Mafia dell’anguilla

In Asia, l’immensa richiesta d’anguilla supera già da decenni le risorse naturali disponibili di anguilla del Giappone (Anguilla japonica) e ciò ha portato ad un aumento considerevole dell’importazione di anguille europee. Vengono esportate allo stadio di anguille cieche o anguille gialle verso la Cina e Taiwan, dove vengono messe all’ingrasso in piscicolture per divenire dei carissimi pesci commestibili.

Lucrativa quanto il mercato della droga

Nel 2010, grazie alle rigorose misure di protezione dell’UE, si è stroncata questa lucrativa ed intensa via commerciale. Tuttavia, il senso di questo divieto viene messo in causa dal mercato nero criminale, che è tanto organizzato professionalmente quanto lo sono il mercato delle droghe o delle armi. Non c’è da stupirsi, visto che i margini di guadagno sono migliori di quelli del mercato della cocaina o delle armi. Un pescatore “flessibile” riceve fino a 1500 euro per un chilo di anguille cieche. È chiaro che con cifre simili è difficile restare onesti.

Uno studio sulle anguille cieche del Sustainable Eel Group (SEG), un’organizzazione non governativa, fondata da attivisti per la natura e ricercatori, mostra a livello transfrontaliero le attuali cifre relative alle catture.
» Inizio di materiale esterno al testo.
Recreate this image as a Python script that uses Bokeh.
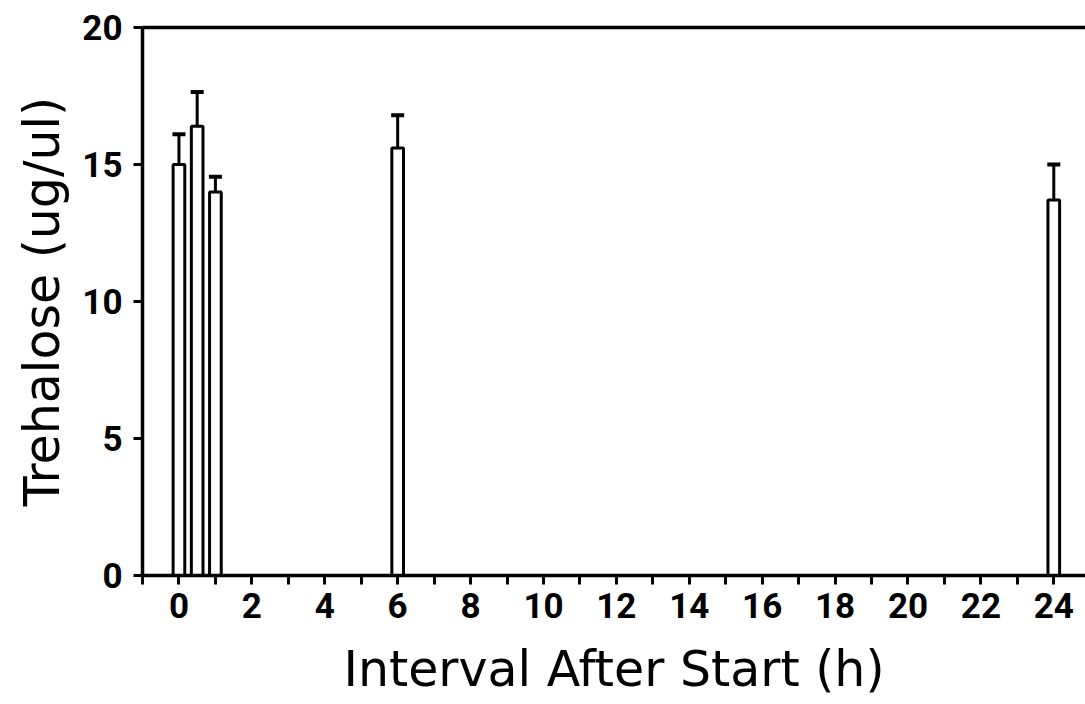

È stata documentata con precisione la stagione di cattura 2016/2017. In quest’arco temporale, nello spazio UDE, sono state catturate ufficialmente circa 66 tonnellate di anguille cieche. Di queste 46 tonnellate in Francia, 14,2 tonnellate in Spagna, 7,3 tonnellate in Portogallo e 3,4 tonnellate in Gran Bretagna. Nelle altre nazioni non si esercita la cattura professionale di anguille cieche oppure le catture (p.es. in Germania e Olanda) sono così esigue che non hanno peso nella statistica EU. Secondo il SEG, circa la metà di questi quantitativi “scompare”. Anche dopo minuziose ricerche, non si sa dove di preciso in Europa, 115 milioni di anguille cieche vengono quietanziate come spedizioni. Tuttavia, allo stato attuale legislativo non potrebbero venir trasferite né commercializzate. L’ipotesi è che vengano contrabbandate in Asia, e qui vengano allevate illegalmente e fatte passare e vendute a caro prezzo come costosissime “anguille giapponesi”.  

Un rapporto attuale dell’Europol mostra che annualmente dall’Europa raggiungano illegalmente l’Asia circa 100 tonnellate di anguille (circa 350 milioni di anguille cieche), quindi risulta che la maggior parte delle catture non è ufficiale. Questi quantitativi di “merce” rappresentano un guadagno finanziario di varie centinaia di milioni di euro. Si tratta di margini di guadagno che fanno sicuramente gola al crimine organizzato. 

Mafia dell’anguilla

Le autorità europee non se ne stanno a guardare senza agire. Al contrario! In Inghilterra, in Francia o in Spagna le misure della polizia contro questo traffico assomigliano ad uno scenario mafioso: pedinamento, comandi speciali armati, interventi all’alba. Di solito i bottini delle retate, oltre a molto denaro contante e armi, comprendono anche equipaggiamento professionale per la detenzione e il trasporto delle delicate giovani anguille. Le spedizioni illegali di anguille cieche viaggiano, tramite corrieri aerei in sacchi di polietilene ossigenati e sistemate in valigie termicamente isolate, verso Hong Kong, Taiwan e Cina. Qui vengono acquistate dagli allevatori di anguille, che le allevano fino a che raggiungono la misura di macellazione (da 500 a 1000 grammi) e vendute fino a 9000 euro al chilo, prezzi “da droga”.       

I criminali vengono rintracciati grazie all’analisi del DNA. La differenza genetica fra le anguille asiatiche e quelle europee è tale da fornire risultati rilevanti.

I metodi più recenti permettono, grazie a specifici rapporti stronzio-calcio negli otoliti, anche di determinarne la specifica regione geografica europea d’origine.

Un caso senza speranze?

A fronte di tali margini di guadagno, ogni tentativo di salvataggio della specie sembra destinato a fallire. Immancabilmente la situazione ci ricorda quanto avvenuto e avviene per l’avorio e i corni di rinoceronte.

C’è speranza per l’anguilla? Un ottimistico „sì“ è improbabile nonostante gli intensi sforzi, le strette misure di protezione a livello legislativo e un enorme sviluppo delle conoscenze scientifiche in questi ultimi anni.